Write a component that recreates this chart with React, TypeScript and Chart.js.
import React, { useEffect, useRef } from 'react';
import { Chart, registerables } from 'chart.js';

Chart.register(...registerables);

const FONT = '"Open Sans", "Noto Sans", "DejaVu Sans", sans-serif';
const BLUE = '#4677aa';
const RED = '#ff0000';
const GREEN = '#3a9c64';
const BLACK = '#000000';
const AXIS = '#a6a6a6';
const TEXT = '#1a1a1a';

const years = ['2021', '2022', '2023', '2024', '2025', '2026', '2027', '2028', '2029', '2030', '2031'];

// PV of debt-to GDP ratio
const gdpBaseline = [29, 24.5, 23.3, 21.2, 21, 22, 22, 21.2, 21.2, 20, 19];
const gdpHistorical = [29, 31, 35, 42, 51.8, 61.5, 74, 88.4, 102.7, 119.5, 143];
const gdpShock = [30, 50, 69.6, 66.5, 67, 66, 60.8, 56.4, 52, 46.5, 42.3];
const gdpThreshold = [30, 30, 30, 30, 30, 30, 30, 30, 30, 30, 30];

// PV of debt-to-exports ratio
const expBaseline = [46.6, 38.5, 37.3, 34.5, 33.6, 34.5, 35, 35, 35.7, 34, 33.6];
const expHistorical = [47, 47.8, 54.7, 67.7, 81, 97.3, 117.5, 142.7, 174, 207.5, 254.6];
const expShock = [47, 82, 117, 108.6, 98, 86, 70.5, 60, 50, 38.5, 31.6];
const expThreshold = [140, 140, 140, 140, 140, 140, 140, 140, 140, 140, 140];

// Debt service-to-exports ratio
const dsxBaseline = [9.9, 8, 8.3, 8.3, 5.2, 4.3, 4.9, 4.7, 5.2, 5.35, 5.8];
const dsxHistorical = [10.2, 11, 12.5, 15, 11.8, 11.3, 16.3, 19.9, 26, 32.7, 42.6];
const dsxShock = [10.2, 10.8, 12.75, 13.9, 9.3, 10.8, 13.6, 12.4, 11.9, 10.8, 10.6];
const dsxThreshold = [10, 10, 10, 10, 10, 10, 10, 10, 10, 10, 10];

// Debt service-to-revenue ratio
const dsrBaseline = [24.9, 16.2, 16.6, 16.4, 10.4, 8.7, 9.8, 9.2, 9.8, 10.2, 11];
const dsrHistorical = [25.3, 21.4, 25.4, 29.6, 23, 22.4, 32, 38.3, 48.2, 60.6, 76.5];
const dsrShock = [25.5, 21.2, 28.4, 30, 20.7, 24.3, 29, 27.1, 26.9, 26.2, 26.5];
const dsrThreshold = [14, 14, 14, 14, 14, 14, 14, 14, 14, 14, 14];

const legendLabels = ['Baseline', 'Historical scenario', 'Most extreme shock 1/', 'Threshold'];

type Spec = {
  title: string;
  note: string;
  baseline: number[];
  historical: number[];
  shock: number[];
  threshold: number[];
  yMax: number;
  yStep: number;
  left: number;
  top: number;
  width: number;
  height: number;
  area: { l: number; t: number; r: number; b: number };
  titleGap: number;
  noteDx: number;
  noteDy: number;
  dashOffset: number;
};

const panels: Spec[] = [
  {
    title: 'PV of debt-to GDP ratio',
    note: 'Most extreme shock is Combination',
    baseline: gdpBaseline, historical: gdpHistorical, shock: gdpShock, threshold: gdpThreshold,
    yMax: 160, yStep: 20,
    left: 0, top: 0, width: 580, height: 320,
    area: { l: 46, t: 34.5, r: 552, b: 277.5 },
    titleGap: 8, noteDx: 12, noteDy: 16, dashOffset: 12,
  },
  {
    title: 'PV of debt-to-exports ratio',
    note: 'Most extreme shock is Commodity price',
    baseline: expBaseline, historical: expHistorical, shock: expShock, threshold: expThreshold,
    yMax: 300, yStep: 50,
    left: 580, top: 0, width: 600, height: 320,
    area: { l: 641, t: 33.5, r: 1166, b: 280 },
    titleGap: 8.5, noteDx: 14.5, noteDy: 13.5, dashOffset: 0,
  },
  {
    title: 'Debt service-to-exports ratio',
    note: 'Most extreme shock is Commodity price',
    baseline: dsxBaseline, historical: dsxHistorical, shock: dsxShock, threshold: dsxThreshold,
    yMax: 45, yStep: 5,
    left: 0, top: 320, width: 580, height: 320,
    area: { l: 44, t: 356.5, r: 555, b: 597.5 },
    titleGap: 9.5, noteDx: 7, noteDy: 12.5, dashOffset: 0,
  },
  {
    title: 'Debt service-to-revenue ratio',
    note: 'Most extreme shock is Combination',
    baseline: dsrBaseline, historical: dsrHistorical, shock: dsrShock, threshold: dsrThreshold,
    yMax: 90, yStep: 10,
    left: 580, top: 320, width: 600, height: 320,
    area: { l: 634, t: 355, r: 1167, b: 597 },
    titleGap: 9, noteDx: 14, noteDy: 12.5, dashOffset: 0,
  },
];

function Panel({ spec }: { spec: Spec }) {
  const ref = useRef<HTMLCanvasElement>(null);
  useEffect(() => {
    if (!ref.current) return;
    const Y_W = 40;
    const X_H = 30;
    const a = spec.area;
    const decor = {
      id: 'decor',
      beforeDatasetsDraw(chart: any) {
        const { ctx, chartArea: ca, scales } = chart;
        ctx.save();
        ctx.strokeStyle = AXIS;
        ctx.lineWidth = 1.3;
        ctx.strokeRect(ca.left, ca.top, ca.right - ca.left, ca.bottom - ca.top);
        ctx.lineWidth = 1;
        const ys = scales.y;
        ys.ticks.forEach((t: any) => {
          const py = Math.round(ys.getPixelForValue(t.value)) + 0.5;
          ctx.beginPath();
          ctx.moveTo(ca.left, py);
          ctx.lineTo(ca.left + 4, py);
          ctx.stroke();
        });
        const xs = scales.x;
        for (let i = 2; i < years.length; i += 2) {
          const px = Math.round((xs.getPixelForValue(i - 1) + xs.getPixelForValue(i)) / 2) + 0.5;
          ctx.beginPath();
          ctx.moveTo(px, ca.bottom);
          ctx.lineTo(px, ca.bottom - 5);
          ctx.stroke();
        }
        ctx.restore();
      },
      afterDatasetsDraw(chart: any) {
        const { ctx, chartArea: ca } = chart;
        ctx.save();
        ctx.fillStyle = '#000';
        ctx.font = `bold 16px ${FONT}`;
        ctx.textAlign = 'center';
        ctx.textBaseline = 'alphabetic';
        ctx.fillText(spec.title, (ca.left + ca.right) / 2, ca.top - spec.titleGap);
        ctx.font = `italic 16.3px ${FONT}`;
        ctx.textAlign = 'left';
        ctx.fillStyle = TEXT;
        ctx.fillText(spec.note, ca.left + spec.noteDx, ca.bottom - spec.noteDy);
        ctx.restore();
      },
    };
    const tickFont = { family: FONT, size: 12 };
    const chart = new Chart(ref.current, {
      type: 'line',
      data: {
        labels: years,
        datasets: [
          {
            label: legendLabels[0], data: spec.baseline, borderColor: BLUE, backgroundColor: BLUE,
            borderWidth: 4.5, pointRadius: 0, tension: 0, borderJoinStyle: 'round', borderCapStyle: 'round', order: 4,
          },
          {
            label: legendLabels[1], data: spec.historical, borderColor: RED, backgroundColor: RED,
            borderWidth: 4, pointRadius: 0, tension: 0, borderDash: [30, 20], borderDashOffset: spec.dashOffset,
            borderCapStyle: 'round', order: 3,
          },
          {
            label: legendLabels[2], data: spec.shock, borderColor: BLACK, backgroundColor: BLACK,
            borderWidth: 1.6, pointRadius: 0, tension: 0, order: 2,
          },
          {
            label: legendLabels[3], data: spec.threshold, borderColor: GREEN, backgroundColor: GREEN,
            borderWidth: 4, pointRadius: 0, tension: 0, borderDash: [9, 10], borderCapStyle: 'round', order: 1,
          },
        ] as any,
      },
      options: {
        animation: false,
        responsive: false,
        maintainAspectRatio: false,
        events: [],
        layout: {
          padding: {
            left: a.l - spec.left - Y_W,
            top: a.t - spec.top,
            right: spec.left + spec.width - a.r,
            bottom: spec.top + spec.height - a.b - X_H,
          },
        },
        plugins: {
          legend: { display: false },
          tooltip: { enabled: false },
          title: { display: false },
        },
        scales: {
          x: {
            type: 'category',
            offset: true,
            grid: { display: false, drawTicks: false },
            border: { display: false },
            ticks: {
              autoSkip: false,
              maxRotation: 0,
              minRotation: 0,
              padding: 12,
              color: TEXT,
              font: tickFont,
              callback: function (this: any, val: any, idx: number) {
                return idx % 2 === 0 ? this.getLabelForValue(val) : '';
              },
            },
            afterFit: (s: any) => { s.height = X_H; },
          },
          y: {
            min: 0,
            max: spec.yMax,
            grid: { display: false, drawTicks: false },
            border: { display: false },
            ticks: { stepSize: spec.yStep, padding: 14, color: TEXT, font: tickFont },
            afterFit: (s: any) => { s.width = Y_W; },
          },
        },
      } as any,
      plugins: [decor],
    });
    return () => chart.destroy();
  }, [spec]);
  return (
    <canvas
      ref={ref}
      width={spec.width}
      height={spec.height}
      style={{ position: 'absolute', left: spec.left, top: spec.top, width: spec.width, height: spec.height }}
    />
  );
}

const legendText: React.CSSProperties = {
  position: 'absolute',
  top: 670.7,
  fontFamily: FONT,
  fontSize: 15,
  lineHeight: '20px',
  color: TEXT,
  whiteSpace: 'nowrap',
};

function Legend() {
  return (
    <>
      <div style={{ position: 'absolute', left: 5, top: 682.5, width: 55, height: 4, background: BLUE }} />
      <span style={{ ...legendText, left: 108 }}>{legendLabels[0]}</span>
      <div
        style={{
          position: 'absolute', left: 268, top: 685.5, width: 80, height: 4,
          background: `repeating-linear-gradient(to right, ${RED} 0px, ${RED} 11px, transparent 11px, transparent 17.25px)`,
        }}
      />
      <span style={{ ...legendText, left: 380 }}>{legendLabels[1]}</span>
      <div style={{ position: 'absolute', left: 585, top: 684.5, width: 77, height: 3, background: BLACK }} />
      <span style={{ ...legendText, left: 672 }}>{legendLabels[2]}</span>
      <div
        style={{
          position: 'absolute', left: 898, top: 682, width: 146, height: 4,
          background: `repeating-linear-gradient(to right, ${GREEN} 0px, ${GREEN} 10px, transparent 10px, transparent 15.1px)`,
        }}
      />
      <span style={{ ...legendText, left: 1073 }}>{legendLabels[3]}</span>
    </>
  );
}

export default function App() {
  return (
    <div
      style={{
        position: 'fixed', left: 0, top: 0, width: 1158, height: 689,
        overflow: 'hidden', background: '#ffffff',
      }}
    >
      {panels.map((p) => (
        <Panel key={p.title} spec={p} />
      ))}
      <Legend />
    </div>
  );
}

...

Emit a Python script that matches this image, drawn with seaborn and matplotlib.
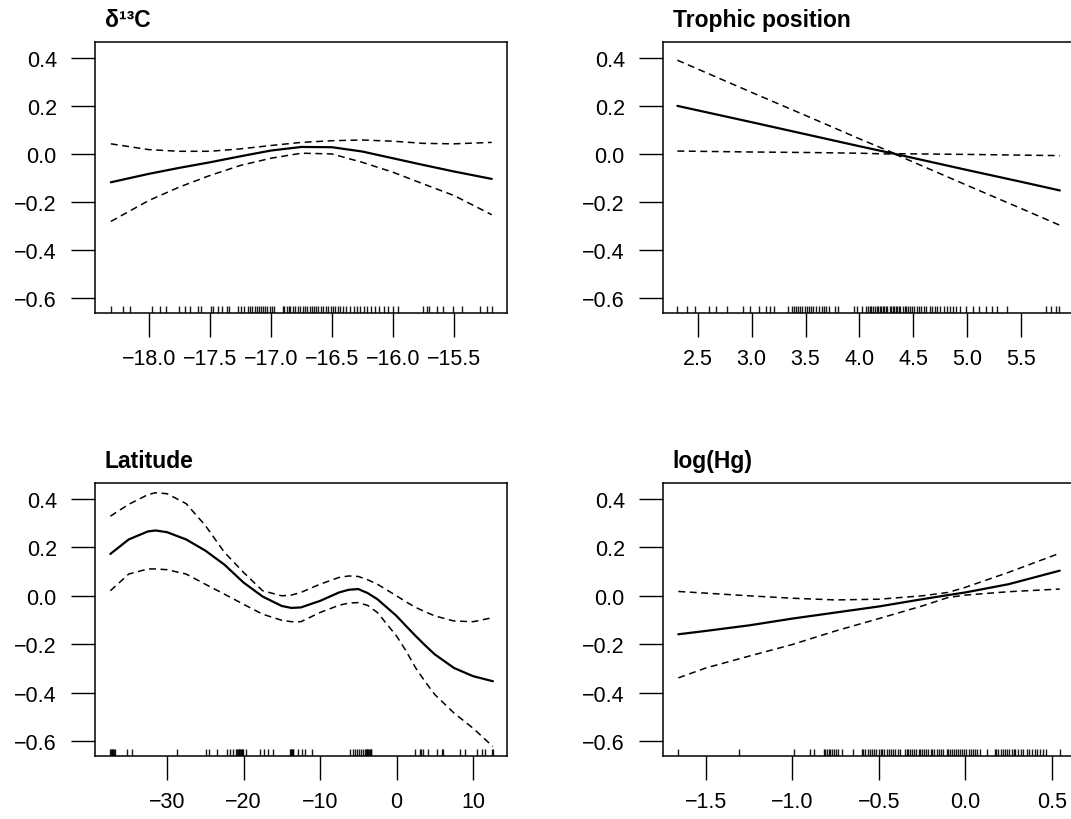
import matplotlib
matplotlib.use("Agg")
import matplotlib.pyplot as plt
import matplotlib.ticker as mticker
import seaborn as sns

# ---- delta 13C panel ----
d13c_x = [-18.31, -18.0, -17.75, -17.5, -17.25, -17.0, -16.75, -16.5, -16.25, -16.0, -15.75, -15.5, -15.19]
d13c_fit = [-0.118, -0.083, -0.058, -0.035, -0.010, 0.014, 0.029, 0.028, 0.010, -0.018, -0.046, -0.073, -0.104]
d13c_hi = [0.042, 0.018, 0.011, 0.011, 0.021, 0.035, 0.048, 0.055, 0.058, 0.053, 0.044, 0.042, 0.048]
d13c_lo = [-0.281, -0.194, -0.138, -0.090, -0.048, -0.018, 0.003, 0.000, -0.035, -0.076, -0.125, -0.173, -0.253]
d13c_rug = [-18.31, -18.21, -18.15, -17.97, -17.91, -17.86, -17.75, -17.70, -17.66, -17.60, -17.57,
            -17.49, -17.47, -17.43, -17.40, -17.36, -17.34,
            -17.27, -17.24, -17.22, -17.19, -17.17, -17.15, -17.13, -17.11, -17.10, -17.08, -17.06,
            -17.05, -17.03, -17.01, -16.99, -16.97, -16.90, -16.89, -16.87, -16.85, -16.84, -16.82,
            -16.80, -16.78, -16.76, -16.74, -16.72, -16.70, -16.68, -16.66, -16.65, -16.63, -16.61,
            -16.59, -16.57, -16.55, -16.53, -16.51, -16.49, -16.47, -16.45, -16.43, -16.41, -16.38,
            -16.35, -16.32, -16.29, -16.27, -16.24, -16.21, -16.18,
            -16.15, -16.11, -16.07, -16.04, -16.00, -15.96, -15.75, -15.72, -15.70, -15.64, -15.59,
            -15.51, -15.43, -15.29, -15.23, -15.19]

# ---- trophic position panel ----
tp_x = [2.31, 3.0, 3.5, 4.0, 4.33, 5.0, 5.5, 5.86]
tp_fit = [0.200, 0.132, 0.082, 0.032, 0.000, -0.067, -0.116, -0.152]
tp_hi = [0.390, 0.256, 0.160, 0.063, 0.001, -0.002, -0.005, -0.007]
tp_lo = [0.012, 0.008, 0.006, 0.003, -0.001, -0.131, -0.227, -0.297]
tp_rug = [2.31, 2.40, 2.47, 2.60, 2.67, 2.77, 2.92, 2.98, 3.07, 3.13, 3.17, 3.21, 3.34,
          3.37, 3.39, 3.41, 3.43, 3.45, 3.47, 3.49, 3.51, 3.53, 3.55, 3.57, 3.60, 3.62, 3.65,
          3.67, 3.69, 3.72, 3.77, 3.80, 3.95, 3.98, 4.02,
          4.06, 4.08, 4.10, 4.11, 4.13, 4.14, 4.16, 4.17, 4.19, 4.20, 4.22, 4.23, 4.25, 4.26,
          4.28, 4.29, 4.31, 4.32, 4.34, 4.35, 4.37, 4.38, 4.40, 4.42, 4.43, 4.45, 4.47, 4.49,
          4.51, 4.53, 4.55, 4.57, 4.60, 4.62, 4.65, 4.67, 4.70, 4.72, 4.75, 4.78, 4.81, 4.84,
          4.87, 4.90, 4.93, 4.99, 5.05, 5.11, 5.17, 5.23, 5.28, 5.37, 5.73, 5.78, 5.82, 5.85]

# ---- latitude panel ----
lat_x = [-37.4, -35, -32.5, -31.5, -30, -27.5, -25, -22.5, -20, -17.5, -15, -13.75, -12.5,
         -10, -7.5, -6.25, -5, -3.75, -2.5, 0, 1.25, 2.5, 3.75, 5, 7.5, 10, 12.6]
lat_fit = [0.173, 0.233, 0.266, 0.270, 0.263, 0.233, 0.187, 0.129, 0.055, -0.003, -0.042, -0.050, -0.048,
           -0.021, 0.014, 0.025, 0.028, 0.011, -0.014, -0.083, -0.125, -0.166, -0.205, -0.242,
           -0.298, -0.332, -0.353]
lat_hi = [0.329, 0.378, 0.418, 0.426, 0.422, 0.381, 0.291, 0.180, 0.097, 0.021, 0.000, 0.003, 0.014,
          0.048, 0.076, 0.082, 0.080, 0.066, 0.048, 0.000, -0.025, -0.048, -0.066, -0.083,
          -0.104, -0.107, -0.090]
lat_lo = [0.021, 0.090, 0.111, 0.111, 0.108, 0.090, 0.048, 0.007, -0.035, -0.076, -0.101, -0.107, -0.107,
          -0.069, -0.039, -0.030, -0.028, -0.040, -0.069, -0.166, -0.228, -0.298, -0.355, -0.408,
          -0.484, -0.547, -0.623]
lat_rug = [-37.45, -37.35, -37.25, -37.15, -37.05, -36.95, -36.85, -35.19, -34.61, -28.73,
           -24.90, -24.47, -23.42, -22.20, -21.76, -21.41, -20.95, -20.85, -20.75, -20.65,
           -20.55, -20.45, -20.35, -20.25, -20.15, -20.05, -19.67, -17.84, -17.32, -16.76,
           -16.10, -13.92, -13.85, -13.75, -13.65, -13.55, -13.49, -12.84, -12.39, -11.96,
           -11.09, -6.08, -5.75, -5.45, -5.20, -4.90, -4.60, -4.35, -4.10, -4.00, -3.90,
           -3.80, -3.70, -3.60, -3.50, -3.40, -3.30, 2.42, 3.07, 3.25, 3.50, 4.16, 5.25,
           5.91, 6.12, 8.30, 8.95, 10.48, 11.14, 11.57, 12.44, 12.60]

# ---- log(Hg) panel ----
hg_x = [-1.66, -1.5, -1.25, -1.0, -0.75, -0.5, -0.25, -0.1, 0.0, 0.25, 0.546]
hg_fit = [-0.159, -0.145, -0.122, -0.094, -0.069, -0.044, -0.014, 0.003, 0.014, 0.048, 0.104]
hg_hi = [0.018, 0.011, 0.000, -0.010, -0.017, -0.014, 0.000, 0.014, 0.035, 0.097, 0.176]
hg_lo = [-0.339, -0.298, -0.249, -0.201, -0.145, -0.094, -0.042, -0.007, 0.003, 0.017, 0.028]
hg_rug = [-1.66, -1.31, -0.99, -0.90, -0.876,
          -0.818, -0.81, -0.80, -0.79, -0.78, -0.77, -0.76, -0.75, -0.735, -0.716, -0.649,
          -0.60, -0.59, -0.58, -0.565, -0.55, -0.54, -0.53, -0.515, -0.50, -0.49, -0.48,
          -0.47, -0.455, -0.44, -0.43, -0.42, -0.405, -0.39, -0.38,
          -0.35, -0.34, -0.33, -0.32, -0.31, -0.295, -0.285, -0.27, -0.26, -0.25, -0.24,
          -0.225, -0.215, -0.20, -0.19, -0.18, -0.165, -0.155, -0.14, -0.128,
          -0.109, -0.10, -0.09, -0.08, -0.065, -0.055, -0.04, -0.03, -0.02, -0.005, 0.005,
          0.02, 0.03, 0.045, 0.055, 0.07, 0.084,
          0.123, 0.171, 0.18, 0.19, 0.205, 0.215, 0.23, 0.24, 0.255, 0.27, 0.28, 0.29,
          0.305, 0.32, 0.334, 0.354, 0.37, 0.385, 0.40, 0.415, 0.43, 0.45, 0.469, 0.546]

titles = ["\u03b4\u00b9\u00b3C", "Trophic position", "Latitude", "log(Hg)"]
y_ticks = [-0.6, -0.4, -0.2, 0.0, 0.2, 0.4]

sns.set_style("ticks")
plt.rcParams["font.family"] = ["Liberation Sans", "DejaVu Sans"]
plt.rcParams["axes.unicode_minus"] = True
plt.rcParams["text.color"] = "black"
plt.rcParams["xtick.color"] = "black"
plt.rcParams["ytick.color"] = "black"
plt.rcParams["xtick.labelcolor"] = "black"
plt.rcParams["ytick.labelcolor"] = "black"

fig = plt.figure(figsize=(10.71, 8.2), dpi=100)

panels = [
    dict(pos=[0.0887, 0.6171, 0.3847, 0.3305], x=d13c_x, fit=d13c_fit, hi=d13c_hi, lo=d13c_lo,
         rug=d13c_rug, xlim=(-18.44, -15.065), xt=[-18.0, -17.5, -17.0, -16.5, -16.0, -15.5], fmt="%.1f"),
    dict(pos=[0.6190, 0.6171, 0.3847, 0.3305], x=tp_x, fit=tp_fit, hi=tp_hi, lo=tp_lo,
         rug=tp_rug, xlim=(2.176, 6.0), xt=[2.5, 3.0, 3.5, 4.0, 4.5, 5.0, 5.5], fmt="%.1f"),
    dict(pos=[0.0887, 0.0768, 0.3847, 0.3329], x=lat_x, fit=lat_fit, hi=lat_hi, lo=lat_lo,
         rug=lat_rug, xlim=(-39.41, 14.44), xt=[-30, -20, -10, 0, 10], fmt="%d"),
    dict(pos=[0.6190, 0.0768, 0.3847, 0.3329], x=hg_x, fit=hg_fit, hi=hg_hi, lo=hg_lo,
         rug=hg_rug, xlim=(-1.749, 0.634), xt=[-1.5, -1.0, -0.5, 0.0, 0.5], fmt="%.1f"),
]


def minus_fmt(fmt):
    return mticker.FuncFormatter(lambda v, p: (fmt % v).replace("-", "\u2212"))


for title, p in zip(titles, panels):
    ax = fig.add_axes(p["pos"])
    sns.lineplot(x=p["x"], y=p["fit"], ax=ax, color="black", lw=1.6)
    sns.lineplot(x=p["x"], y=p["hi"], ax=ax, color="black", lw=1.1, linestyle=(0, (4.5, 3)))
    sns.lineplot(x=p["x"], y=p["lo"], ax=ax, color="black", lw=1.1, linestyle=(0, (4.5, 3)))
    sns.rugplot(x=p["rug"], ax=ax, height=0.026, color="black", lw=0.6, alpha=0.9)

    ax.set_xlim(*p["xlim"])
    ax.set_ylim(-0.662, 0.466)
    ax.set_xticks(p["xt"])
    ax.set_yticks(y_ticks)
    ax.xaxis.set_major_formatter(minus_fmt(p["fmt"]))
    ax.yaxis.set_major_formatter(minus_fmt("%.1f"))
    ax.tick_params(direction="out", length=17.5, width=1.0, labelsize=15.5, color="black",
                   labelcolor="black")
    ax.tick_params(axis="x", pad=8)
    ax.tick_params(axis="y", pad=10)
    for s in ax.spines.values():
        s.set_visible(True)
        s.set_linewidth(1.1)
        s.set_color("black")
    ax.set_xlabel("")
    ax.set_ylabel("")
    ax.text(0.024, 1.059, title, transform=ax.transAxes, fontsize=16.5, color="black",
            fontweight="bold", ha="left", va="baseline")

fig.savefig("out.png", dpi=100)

▸ **Exercise**:
Give again the lines from "Emit a Python" to "import seaborn as sns" exactly, both of those lines included, and do not include any pictures.

▸ **Finished answer**:
Emit a Python script that matches this image, drawn with seaborn and matplotlib.
import matplotlib
matplotlib.use("Agg")
import matplotlib.pyplot as plt
import matplotlib.ticker as mticker
import seaborn as sns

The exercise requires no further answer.